Objective
Look at the data below and print exactly the lines from its first line through the line with "Scatter, XAxis, YAxis"; the pictures stay out of the copy.

Stored data
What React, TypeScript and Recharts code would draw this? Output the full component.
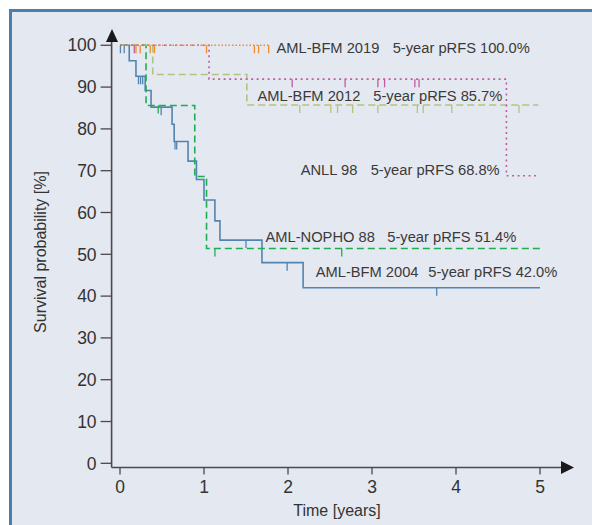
import React from 'react';
import { ComposedChart, Line, Scatter, XAxis, YAxis } from 'recharts';

// ---- data (time in years, survival in %) ----
const bfm2004Steps = [
  { t: 0, s: 100 }, { t: 0.11, s: 96.3 }, { t: 0.19, s: 92.6 }, { t: 0.3, s: 89.2 },
  { t: 0.37, s: 85.2 }, { t: 0.62, s: 81.1 }, { t: 0.645, s: 77.0 }, { t: 0.81, s: 72.3 },
  { t: 0.91, s: 67.9 }, { t: 1.0, s: 63.0 }, { t: 1.13, s: 58.0 }, { t: 1.19, s: 53.4 },
  { t: 1.69, s: 48.0 }, { t: 2.18, s: 42.0 }, { t: 5.0, s: 42.0 },
];
const bfm2004Censored = [
  { t: 0.005, s: 100 }, { t: 0.05, s: 100 }, { t: 0.22, s: 92.6 }, { t: 0.245, s: 92.6 },
  { t: 0.27, s: 92.6 }, { t: 0.49, s: 85.2 }, { t: 0.655, s: 77.0 }, { t: 0.675, s: 77.0 },
  { t: 1.5, s: 53.4 }, { t: 1.99, s: 48.0 }, { t: 3.77, s: 42.0 },
];

const nopho88Steps = [
  { t: 0, s: 100 }, { t: 0.31, s: 85.6 }, { t: 0.89, s: 68.6 }, { t: 1.03, s: 51.4 }, { t: 5.0, s: 51.4 },
];
const nopho88Censored = [
  { t: 0.455, s: 85.6 }, { t: 1.13, s: 51.4 }, { t: 2.64, s: 51.4 },
];

const bfm2012Steps = [
  { t: 0, s: 100 }, { t: 0.39, s: 93.0 }, { t: 1.51, s: 85.7 }, { t: 4.98, s: 85.7 },
];
const bfm2012Censored = [
  { t: 2.14, s: 85.7 }, { t: 2.51, s: 85.7 }, { t: 2.59, s: 85.7 }, { t: 2.77, s: 85.7 },
  { t: 3.07, s: 85.7 }, { t: 3.54, s: 85.7 }, { t: 3.61, s: 85.7 }, { t: 3.95, s: 85.7 },
  { t: 4.75, s: 85.7 },
];

const anll98Steps = [
  { t: 0, s: 100 }, { t: 1.06, s: 91.9 }, { t: 4.6, s: 68.8 }, { t: 4.98, s: 68.8 },
];
const anll98Censored = [
  { t: 0.17, s: 100 }, { t: 2.05, s: 91.9 }, { t: 2.68, s: 91.9 }, { t: 3.07, s: 91.9 },
  { t: 3.15, s: 91.9 }, { t: 3.51, s: 91.9 }, { t: 3.56, s: 91.9 },
];

const bfm2019Steps = [{ t: 0, s: 100 }, { t: 1.78, s: 100 }];
const bfm2019Censored = [
  { t: 0.19, s: 100 }, { t: 0.24, s: 100 }, { t: 0.36, s: 100 }, { t: 0.41, s: 100 },
  { t: 1.03, s: 100 }, { t: 1.6, s: 100 }, { t: 1.65, s: 100 }, { t: 1.77, s: 100 },
];

const xTicks = [0, 1, 2, 3, 4, 5];
const yTicks = [0, 10, 20, 30, 40, 50, 60, 70, 80, 90, 100];

const studyNames = ['AML-BFM 2019', 'AML-BFM 2012', 'ANLL 98', 'AML-NOPHO 88', 'AML-BFM 2004'];
const studyRates = ['5-year pRFS 100.0%', '5-year pRFS 85.7%', '5-year pRFS 68.8%', '5-year pRFS 51.4%', '5-year pRFS 42.0%'];

// ---- styles ----
const C_BLUE = '#5384b0';
const C_GREEN = '#1fae4f';
const C_SAGE = '#b3c47c';
const C_PINK = '#c45a9f';
const C_ORANGE = '#f28a2a';
const FONT = '"Liberation Sans", Arial, sans-serif';

// label placement (x of name, x of rate, y center)
const labelPos = [
  [276.5, 392.7, 47.7],
  [257.5, 373.3, 96],
  [300.7, 370.7, 170],
  [265.5, 387.3, 236.7],
  [315.7, 428.3, 272.3],
];

const censorShape = (color: string) => (props: any) => {
  const { cx, cy } = props;
  if (cx == null || cy == null) return <g />;
  return <line x1={cx} y1={cy} x2={cx} y2={cy + 8} stroke={color} strokeWidth={1.3} />;
};

export default function App() {
  return (
    <div style={{ position: 'absolute', left: 0, top: 0, width: 592, height: 525, overflow: 'hidden' }}>
      <div
        style={{
          position: 'absolute', left: 9, top: 9, width: 583, height: 516, boxSizing: 'border-box',
          background: '#e4e8f1', borderTop: '3px solid #4a7fad', borderLeft: '3px solid #4a7fad',
        }}
      />
      <div style={{ position: 'absolute', left: 0, top: 0 }}>
        <ComposedChart
          width={592}
          height={525}
          margin={{ top: 41.1, right: 22.6, bottom: 27.5, left: 51.6 }}
        >
          <XAxis
            type="number"
            dataKey="t"
            domain={[-0.1, 5.35]}
            ticks={xTicks}
            allowDataOverflow
            height={30}
            tickSize={7}
            tickMargin={6}
            axisLine={{ stroke: '#4a4a4a', strokeWidth: 1.6 }}
            tickLine={{ stroke: '#4a4a4a', strokeWidth: 1.3 }}
            tick={{ fill: '#333', fontSize: 17.5, fontFamily: FONT }}
          />
          <YAxis
            type="number"
            dataKey="s"
            domain={[-1, 101]}
            ticks={yTicks}
            allowDataOverflow
            width={60}
            tickSize={11}
            tickMargin={4}
            axisLine={{ stroke: '#4a4a4a', strokeWidth: 1.6 }}
            tickLine={{ stroke: '#4a4a4a', strokeWidth: 1.3 }}
            tick={{ fill: '#333', fontSize: 17.5, fontFamily: FONT }}
          />
          <Line data={bfm2004Steps} dataKey="s" type="stepAfter" stroke={C_BLUE} strokeWidth={1.6} dot={false} isAnimationActive={false} />
          <Line data={nopho88Steps} dataKey="s" type="stepAfter" stroke={C_GREEN} strokeWidth={1.6} strokeDasharray="7 4" dot={false} isAnimationActive={false} />
          <Line data={bfm2012Steps} dataKey="s" type="stepAfter" stroke={C_SAGE} strokeWidth={1.6} strokeDasharray="7 4" dot={false} isAnimationActive={false} />
          <Line data={anll98Steps} dataKey="s" type="stepAfter" stroke={C_PINK} strokeWidth={1.6} strokeDasharray="2 3.5" dot={false} isAnimationActive={false} />
          <Line data={bfm2019Steps} dataKey="s" type="stepAfter" stroke={C_ORANGE} strokeWidth={1.5} strokeDasharray="1.5 2" dot={false} isAnimationActive={false} />
          <Scatter data={bfm2004Censored} dataKey="s" shape={censorShape(C_BLUE)} isAnimationActive={false} />
          <Scatter data={nopho88Censored} dataKey="s" shape={censorShape(C_GREEN)} isAnimationActive={false} />
          <Scatter data={bfm2012Censored} dataKey="s" shape={censorShape(C_SAGE)} isAnimationActive={false} />
          <Scatter data={anll98Censored} dataKey="s" shape={censorShape(C_PINK)} isAnimationActive={false} />
          <Scatter data={bfm2019Censored} dataKey="s" shape={censorShape(C_ORANGE)} isAnimationActive={false} />
        </ComposedChart>
      </div>
      <svg
        width={592}
        height={525}
        style={{ position: 'absolute', left: 0, top: 0, pointerEvents: 'none' }}
      >
        {/* axis arrowheads */}
        <polygon points="112,29 106,42 118,42" fill="#1a1a1a" />
        <polygon points="574,467.5 561,461 561,474" fill="#1a1a1a" />
        {/* axis titles */}
        <text
          x={40}
          y={252}
          transform="rotate(-90 40 252)"
          textAnchor="middle"
          dominantBaseline="central"
          fontFamily={FONT}
          fontSize={16}
          fill="#333"
        >
          Survival probability [%]
        </text>
        <text x={337} y={510} textAnchor="middle" dominantBaseline="central" fontFamily={FONT} fontSize={16} fill="#333">
          Time [years]
        </text>
        {studyNames.map((name, i) => (
          <g key={name}>
            <text x={labelPos[i][0]} y={labelPos[i][2]} dominantBaseline="central" fontFamily={FONT} fontSize={14.7} fill="#3a3a3a">
              {name}
            </text>
            <text x={labelPos[i][1]} y={labelPos[i][2]} dominantBaseline="central" fontFamily={FONT} fontSize={14.7} fill="#3a3a3a">
              {studyRates[i]}
            </text>
          </g>
        ))}
      </svg>
    </div>
  );
}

Response to this exercise
What React, TypeScript and Recharts code would draw this? Output the full component.
import React from 'react';
import { ComposedChart, Line, Scatter, XAxis, YAxis } from 'recharts';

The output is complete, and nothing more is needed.